Task details
Tally the lines below that contain "matplotlib". The number is the whole answer.

Data excerpts
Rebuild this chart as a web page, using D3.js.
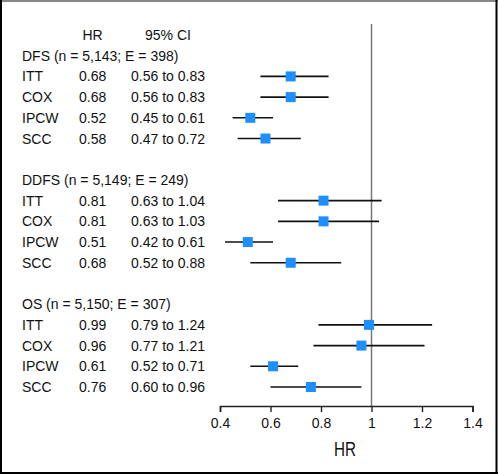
...
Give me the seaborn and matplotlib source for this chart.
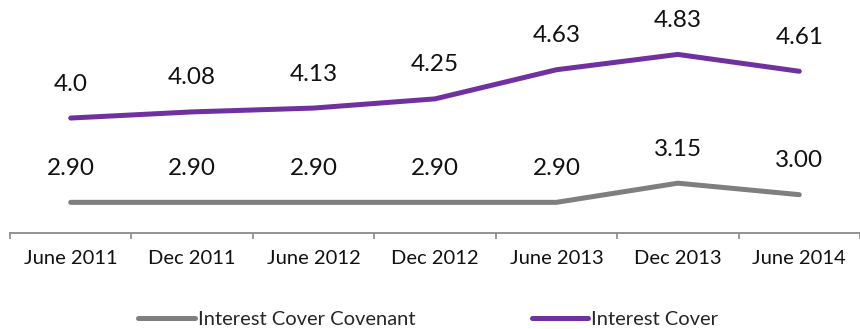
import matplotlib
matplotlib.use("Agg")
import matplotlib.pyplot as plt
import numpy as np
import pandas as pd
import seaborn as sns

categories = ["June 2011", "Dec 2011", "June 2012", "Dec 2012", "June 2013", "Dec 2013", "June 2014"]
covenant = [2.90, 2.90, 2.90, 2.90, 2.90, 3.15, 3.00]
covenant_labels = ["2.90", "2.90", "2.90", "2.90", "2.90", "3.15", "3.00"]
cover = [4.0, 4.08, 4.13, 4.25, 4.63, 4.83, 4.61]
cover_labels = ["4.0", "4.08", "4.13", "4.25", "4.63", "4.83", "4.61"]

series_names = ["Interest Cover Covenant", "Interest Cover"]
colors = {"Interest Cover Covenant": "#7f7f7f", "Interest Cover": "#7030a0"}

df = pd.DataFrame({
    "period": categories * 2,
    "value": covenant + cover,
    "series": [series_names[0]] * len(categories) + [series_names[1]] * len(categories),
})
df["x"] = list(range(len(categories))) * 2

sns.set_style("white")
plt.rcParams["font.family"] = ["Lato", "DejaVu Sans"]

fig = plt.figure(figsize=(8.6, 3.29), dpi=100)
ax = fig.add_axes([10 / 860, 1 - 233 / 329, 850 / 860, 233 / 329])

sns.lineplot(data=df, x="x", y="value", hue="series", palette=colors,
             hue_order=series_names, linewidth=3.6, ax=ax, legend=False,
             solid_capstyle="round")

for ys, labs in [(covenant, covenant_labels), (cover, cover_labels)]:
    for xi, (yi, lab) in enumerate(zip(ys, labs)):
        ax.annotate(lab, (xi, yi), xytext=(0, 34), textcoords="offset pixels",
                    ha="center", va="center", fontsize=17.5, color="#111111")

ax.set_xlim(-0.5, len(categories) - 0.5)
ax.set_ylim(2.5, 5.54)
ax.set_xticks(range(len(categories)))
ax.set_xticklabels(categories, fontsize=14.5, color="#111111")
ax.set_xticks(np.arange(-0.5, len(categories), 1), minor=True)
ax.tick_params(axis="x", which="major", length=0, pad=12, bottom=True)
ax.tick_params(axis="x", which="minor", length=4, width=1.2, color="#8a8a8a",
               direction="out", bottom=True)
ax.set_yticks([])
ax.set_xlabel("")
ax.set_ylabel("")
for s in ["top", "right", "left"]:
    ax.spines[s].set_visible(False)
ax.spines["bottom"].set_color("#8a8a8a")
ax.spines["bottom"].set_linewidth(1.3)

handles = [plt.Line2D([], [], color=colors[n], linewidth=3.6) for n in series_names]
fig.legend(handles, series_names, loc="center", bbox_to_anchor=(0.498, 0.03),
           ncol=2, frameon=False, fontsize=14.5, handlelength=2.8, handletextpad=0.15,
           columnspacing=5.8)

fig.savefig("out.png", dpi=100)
---
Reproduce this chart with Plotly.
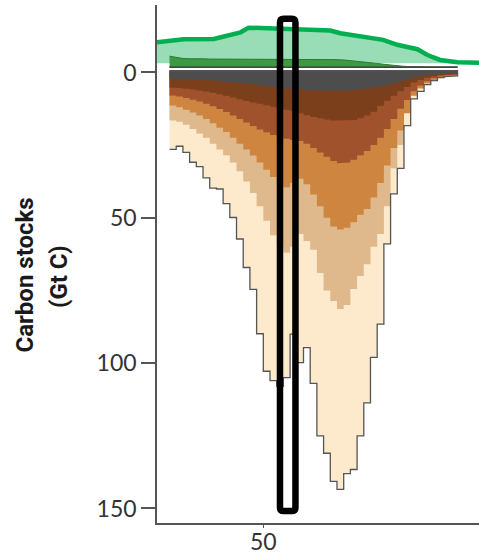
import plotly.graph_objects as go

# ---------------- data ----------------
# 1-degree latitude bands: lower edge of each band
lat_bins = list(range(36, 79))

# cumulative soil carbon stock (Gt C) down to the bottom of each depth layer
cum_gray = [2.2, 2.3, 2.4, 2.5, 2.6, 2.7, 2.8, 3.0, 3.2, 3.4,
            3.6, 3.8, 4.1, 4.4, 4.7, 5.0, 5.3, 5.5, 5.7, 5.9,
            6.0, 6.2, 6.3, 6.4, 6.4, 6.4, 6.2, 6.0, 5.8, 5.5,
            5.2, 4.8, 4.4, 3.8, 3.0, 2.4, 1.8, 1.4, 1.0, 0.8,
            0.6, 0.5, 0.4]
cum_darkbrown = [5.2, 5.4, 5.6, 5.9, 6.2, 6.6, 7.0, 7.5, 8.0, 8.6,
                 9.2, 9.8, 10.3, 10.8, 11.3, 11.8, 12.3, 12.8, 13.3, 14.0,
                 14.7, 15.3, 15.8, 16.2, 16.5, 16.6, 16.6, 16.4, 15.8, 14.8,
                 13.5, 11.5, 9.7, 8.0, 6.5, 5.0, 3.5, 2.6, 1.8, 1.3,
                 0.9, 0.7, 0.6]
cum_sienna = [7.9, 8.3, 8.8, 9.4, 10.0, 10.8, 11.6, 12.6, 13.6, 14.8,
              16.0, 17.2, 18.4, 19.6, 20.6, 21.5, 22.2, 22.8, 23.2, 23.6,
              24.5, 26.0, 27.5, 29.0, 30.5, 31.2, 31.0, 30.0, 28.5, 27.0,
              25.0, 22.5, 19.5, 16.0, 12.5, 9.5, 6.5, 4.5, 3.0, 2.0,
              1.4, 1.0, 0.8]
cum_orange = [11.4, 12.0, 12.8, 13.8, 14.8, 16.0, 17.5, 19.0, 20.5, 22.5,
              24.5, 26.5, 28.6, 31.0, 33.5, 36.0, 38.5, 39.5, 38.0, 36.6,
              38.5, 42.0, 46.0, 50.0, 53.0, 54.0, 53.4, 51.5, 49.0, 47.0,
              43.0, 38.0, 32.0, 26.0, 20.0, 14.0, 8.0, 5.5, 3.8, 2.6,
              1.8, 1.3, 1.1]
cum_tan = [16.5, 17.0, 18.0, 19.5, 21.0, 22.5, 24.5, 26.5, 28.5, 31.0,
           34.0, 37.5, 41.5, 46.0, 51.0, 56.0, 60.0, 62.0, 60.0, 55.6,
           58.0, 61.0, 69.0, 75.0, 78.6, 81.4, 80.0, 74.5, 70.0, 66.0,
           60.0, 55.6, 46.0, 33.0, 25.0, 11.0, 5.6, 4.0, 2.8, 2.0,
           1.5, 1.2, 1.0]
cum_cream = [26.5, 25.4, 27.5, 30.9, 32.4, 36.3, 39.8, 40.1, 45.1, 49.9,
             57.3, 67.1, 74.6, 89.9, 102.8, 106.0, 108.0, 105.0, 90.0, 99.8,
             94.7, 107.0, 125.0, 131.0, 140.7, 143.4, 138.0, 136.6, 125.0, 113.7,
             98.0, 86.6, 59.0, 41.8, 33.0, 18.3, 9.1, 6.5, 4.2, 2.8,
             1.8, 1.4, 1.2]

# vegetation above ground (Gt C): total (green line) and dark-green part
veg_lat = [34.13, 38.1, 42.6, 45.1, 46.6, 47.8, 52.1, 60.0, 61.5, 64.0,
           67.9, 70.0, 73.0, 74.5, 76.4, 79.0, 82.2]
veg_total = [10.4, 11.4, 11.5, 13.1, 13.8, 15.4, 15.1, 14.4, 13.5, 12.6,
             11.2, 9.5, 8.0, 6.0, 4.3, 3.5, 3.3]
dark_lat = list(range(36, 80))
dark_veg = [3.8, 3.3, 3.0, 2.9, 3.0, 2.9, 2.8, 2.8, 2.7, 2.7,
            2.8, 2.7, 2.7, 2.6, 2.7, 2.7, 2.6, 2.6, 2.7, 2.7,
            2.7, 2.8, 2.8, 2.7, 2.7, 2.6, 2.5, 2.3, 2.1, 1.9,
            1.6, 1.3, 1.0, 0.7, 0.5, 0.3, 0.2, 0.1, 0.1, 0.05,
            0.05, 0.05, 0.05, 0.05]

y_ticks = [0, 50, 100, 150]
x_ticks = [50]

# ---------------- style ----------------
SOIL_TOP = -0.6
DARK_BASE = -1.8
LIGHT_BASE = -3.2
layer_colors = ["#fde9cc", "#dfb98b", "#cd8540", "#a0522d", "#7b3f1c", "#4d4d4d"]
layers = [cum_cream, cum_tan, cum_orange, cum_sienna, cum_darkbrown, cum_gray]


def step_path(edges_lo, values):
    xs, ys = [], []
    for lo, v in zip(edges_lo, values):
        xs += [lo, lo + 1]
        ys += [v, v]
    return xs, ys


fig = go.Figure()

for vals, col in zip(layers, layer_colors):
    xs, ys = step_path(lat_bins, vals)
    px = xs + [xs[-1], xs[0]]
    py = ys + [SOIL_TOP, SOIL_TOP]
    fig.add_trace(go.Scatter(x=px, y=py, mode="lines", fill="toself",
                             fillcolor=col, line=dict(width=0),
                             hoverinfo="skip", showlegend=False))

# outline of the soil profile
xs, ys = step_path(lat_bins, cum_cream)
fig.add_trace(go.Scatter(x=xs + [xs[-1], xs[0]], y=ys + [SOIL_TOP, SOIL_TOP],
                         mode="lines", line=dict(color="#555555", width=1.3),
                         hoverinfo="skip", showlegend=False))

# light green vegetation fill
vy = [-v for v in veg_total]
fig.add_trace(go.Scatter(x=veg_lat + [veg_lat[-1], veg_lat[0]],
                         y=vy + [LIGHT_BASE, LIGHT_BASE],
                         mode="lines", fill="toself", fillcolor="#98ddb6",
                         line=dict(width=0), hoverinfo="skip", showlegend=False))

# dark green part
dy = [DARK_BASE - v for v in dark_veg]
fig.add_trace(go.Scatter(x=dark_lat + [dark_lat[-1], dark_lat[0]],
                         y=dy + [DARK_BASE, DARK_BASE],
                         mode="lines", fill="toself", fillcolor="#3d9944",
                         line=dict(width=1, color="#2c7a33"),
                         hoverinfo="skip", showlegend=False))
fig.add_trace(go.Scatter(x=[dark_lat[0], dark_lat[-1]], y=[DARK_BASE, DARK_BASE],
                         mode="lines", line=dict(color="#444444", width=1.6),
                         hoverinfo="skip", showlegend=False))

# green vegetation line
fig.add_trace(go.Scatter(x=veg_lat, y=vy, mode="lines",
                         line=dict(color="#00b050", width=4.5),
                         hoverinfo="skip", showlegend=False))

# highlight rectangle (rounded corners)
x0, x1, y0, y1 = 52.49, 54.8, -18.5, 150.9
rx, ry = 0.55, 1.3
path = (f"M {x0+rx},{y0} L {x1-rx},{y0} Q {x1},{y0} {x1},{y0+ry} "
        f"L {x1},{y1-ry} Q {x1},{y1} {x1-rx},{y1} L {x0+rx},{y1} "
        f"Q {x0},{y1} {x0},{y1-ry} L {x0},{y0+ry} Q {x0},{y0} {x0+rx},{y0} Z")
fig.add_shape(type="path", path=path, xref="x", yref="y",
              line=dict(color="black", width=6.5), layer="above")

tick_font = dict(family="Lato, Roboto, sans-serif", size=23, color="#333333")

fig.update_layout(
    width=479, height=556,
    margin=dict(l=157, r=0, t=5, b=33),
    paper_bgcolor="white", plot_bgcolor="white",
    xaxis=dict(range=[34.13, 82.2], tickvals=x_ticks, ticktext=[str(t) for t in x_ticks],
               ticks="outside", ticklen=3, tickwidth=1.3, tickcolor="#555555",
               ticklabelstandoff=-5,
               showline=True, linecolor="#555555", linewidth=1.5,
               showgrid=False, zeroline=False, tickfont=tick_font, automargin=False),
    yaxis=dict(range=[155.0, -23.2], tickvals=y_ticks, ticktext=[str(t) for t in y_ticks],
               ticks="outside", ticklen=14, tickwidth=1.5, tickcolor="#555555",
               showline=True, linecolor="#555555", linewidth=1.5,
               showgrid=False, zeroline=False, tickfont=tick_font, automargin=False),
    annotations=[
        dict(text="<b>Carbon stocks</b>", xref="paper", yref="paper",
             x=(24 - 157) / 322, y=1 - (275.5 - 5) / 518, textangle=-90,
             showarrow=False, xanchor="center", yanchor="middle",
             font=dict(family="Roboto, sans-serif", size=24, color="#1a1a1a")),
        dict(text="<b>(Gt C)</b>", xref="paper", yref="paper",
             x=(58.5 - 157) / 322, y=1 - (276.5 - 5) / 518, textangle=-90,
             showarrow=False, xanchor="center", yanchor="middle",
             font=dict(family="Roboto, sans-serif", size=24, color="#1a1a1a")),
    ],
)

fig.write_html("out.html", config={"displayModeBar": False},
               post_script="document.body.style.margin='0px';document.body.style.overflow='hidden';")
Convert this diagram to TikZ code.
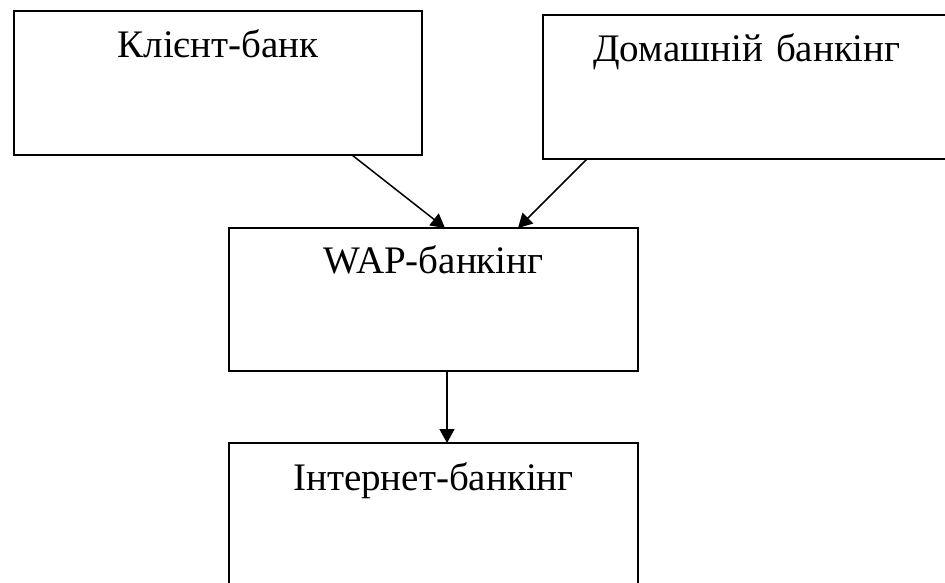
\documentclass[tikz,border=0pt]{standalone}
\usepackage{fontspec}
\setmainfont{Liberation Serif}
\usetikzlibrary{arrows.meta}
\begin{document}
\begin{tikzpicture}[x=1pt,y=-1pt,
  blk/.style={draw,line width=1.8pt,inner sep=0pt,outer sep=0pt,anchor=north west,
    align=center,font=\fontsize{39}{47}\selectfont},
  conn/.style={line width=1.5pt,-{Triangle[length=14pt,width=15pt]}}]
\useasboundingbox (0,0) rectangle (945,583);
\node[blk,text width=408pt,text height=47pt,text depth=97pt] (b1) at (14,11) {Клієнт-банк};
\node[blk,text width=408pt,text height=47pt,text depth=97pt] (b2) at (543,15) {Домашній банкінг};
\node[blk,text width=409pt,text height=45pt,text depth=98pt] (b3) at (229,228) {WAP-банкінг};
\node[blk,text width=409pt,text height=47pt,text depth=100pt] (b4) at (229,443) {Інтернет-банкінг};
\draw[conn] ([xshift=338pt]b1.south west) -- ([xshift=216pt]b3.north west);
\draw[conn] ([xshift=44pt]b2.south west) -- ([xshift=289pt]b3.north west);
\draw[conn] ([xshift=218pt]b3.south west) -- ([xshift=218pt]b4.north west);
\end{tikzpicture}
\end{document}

Exercise output
4